Data excerpt:
______
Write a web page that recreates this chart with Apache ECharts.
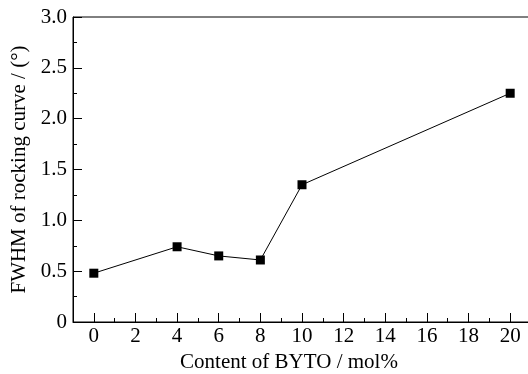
<!DOCTYPE html>
<html>
<head>
<meta charset="utf-8">
<script src="https://cdn.jsdelivr.net/npm/echarts@6/dist/echarts.min.js"></script>
<style>html,body{margin:0;padding:0;background:#fff}#c{width:528px;height:374px}</style>
</head>
<body>
<div id="c"></div>
<script>
const content = [0, 4, 6, 8, 10, 20];
const fwhm = [0.48, 0.74, 0.65, 0.61, 1.35, 2.25];
const xMajorTicks = [0, 2, 4, 6, 8, 10, 12, 14, 16, 18, 20];
const xMinorTicks = [1, 3, 5, 7, 9, 11, 13, 15, 17, 19];
const xName = 'Content of BYTO / mol%';
const yName = 'FWHM of rocking curve / (°)';

const font = 'Liberation Serif';
const fs = 21;
const chart = echarts.init(document.getElementById('c'), null, {renderer: 'canvas'});
chart.setOption({
  animation: false,
  backgroundColor: '#fff',
  grid: {left: 73, top: 17, right: -3, bottom: 52, outerBoundsMode: 'none', containLabel: false,
    show: true, borderColor: '#000', borderWidth: 1, backgroundColor: 'transparent'},
  xAxis: [{
    type: 'value', min: -1, max: 21,
    name: xName, nameLocation: 'middle', nameGap: 25,
    nameTextStyle: {fontFamily: font, fontSize: fs, color: '#000', padding: [0, 26, 0, 0]},
    axisLine: {show: true, onZero: false, lineStyle: {color: '#000', width: 1}},
    axisTick: {show: true, inside: true, length: 9, customValues: xMajorTicks, lineStyle: {color: '#000'}},
    axisLabel: {show: true, customValues: xMajorTicks, margin: 4, fontFamily: font, fontSize: fs, color: '#000'},
    splitLine: {show: false}
  }, {
    type: 'value', min: -1, max: 21, position: 'bottom',
    axisLine: {show: false, onZero: false},
    axisTick: {show: true, inside: true, length: 4, customValues: xMinorTicks, lineStyle: {color: '#000'}},
    axisLabel: {show: false},
    splitLine: {show: false}
  }],
  yAxis: {
    type: 'value', min: 0, max: 3, interval: 0.5,
    name: yName, nameLocation: 'middle', nameGap: 42,
    nameTextStyle: {fontFamily: font, fontSize: fs, color: '#000'},
    axisLine: {show: true, onZero: false, lineStyle: {color: '#000', width: 1}},
    axisTick: {show: true, inside: true, length: 9, lineStyle: {color: '#000'}},
    minorTick: {show: true, splitNumber: 2, length: 4, lineStyle: {color: '#000'}},
    axisLabel: {margin: 6, fontFamily: font, fontSize: fs, color: '#000',
      formatter: v => v === 0 ? '0' : v.toFixed(1)},
    splitLine: {show: false}
  },
  series: [{
    type: 'line',
    xAxisIndex: 0,
    data: content.map((x, i) => [x, fwhm[i]]),
    symbol: 'rect', symbolSize: 9,
    itemStyle: {color: '#000'},
    lineStyle: {color: '#000', width: 1}
  }]
});
</script>
</body>
</html>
______
Goal of the exercise: Would you set down the listing exactly, omitting pictures?

Response:
Write a web page that recreates this chart with Apache ECharts.
<!DOCTYPE html>
<html>
<head>
<meta charset="utf-8">
<script src="https://cdn.jsdelivr.net/npm/echarts@6/dist/echarts.min.js"></script>
<style>html,body{margin:0;padding:0;background:#fff}#c{width:528px;height:374px}</style>
</head>
<body>
<div id="c"></div>
<script>
const content = [0, 4, 6, 8, 10, 20];
const fwhm = [0.48, 0.74, 0.65, 0.61, 1.35, 2.25];
const xMajorTicks = [0, 2, 4, 6, 8, 10, 12, 14, 16, 18, 20];
const xMinorTicks = [1, 3, 5, 7, 9, 11, 13, 15, 17, 19];
const xName = 'Content of BYTO / mol%';
const yName = 'FWHM of rocking curve / (°)';

const font = 'Liberation Serif';
const fs = 21;
const chart = echarts.init(document.getElementById('c'), null, {renderer: 'canvas'});
chart.setOption({
  animation: false,
  backgroundColor: '#fff',
  grid: {left: 73, top: 17, right: -3, bottom: 52, outerBoundsMode: 'none', containLabel: false,
    show: true, borderColor: '#000', borderWidth: 1, backgroundColor: 'transparent'},
  xAxis: [{
    type: 'value', min: -1, max: 21,
    name: xName, nameLocation: 'middle', nameGap: 25,
    nameTextStyle: {fontFamily: font, fontSize: fs, color: '#000', padding: [0, 26, 0, 0]},
    axisLine: {show: true, onZero: false, lineStyle: {color: '#000', width: 1}},
    axisTick: {show: true, inside: true, length: 9, customValues: xMajorTicks, lineStyle: {color: '#000'}},
    axisLabel: {show: true, customValues: xMajorTicks, margin: 4, fontFamily: font, fontSize: fs, color: '#000'},
    splitLine: {show: false}
  }, {
    type: 'value', min: -1, max: 21, position: 'bottom',
    axisLine: {show: false, onZero: false},
    axisTick: {show: true, inside: true, length: 4, customValues: xMinorTicks, lineStyle: {color: '#000'}},
    axisLabel: {show: false},
    splitLine: {show: false}
  }],
  yAxis: {
    type: 'value', min: 0, max: 3, interval: 0.5,
    name: yName, nameLocation: 'middle', nameGap: 42,
    nameTextStyle: {fontFamily: font, fontSize: fs, color: '#000'},
    axisLine: {show: true, onZero: false, lineStyle: {color: '#000', width: 1}},
    axisTick: {show: true, inside: true, length: 9, lineStyle: {color: '#000'}},
    minorTick: {show: true, splitNumber: 2, length: 4, lineStyle: {color: '#000'}},
    axisLabel: {margin: 6, fontFamily: font, fontSize: fs, color: '#000',
      formatter: v => v === 0 ? '0' : v.toFixed(1)},
    splitLine: {show: false}
  },
  series: [{
    type: 'line',
    xAxisIndex: 0,
    data: content.map((x, i) => [x, fwhm[i]]),
    symbol: 'rect', symbolSize: 9,
    itemStyle: {color: '#000'},
    lineStyle: {color: '#000', width: 1}
  }]
});
</script>
</body>
</html>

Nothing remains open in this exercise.